*Instructions for the task*: Leaving out all pictures, copy exactly the lines from the one containing "Write a Python" down to the one containing "from matplotlib.patches import Rectangle", both of them included.

*Extracted entries*:
* * * *
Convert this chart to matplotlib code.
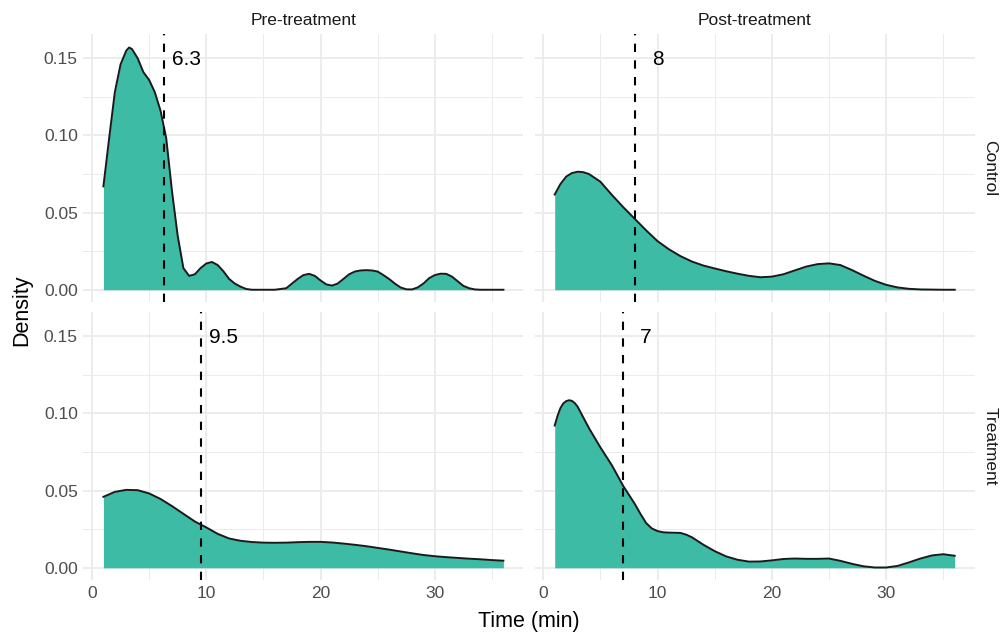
* * * *
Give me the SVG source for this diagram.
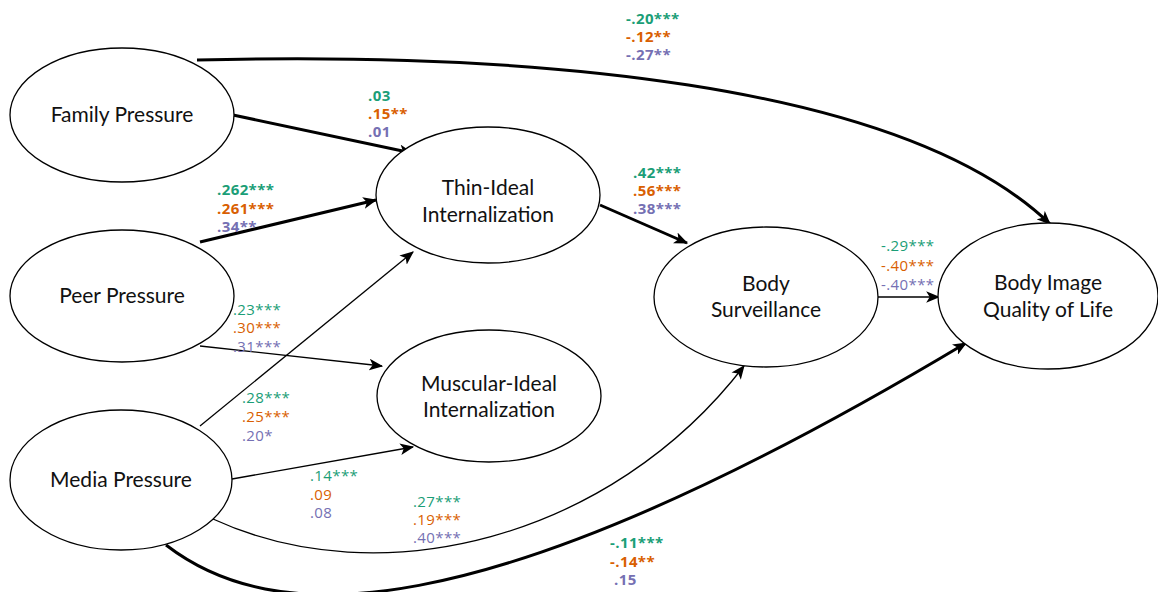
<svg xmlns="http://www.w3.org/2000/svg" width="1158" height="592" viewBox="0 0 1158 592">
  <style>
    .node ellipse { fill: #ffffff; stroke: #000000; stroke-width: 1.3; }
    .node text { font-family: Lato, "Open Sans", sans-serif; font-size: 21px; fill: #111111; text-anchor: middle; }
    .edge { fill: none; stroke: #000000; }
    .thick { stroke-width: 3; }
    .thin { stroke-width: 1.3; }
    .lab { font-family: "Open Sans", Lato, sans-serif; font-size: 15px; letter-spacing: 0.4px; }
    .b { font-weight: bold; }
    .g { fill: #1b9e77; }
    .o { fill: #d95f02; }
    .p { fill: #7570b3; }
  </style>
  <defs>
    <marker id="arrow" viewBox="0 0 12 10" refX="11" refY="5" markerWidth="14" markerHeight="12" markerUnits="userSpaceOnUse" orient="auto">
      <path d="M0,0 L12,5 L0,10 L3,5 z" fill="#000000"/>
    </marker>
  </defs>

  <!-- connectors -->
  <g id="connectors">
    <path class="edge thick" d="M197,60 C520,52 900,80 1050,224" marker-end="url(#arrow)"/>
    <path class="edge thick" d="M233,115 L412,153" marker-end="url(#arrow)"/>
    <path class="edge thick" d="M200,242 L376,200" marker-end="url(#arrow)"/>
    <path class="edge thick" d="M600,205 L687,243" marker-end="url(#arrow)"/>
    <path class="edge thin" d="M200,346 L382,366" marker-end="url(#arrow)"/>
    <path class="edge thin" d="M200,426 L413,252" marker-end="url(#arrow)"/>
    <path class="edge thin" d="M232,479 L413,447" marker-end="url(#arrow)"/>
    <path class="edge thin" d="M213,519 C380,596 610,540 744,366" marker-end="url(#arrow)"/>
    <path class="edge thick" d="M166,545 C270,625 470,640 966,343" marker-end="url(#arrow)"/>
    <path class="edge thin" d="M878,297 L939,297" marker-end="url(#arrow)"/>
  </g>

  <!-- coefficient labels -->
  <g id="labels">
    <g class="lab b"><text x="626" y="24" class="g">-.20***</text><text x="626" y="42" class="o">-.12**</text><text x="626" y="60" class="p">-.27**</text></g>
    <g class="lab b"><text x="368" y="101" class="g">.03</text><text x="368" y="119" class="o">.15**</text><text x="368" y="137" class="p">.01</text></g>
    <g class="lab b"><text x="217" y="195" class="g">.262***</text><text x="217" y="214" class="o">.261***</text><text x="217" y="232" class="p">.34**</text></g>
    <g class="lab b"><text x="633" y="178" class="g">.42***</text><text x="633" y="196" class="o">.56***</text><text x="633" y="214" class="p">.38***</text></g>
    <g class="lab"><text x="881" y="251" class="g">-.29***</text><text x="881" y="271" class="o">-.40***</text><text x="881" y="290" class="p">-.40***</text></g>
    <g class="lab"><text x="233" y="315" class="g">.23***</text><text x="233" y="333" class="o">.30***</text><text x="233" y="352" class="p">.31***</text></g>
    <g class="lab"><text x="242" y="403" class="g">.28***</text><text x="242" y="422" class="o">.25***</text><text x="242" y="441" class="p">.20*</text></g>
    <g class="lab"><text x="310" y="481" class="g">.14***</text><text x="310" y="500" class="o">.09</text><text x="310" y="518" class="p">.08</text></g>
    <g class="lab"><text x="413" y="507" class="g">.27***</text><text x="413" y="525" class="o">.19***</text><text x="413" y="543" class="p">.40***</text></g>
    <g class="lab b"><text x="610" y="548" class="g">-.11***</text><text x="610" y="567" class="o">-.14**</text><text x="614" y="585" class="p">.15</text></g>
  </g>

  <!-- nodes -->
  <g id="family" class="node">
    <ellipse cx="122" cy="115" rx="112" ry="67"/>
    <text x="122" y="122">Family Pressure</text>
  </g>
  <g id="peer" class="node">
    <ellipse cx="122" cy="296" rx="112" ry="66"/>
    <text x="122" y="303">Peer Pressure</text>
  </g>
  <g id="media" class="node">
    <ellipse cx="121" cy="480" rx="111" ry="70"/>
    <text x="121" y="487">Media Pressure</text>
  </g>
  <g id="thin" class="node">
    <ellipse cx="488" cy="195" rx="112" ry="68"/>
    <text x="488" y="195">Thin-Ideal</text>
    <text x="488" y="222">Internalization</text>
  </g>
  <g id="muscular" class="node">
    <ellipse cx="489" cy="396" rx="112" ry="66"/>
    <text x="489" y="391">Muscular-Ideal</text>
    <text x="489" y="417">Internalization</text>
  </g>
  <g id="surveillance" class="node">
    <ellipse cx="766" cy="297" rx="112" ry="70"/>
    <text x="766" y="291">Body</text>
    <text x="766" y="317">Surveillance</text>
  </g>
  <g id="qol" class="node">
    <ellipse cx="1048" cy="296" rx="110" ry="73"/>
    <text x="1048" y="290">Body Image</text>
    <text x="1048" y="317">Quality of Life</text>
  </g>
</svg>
* * * *
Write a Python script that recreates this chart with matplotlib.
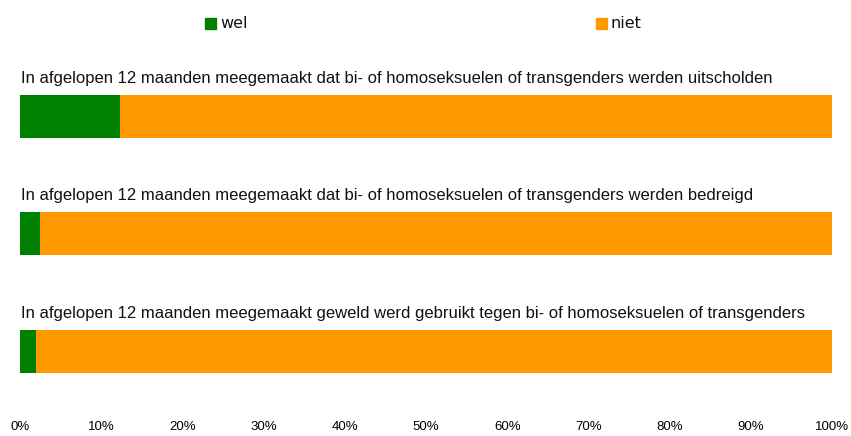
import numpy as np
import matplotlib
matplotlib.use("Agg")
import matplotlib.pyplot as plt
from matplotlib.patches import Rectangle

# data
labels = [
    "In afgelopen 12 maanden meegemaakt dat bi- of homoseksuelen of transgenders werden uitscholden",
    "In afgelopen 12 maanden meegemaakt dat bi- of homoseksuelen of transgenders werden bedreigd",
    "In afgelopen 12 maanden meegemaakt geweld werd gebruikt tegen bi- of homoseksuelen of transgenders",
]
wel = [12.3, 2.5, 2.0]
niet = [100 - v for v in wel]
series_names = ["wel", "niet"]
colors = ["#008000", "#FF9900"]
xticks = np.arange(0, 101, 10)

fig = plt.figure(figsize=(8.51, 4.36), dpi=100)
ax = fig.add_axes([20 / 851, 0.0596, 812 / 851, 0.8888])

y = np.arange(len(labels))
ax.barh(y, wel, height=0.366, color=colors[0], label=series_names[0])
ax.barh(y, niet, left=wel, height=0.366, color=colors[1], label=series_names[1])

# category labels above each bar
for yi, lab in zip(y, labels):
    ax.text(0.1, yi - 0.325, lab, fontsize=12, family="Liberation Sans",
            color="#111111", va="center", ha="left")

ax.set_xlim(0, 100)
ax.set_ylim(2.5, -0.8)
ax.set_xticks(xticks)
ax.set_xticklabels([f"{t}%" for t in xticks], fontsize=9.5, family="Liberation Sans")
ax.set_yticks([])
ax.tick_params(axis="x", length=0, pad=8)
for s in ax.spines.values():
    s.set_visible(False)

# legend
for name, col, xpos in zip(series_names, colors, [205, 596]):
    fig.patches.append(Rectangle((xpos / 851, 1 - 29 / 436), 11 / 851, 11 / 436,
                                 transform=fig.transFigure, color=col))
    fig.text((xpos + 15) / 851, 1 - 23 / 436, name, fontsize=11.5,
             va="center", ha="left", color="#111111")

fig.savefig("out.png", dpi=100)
* * * *
*Solution for this task*:
Write a Python script that recreates this chart with matplotlib.
import numpy as np
import matplotlib
matplotlib.use("Agg")
import matplotlib.pyplot as plt
from matplotlib.patches import Rectangle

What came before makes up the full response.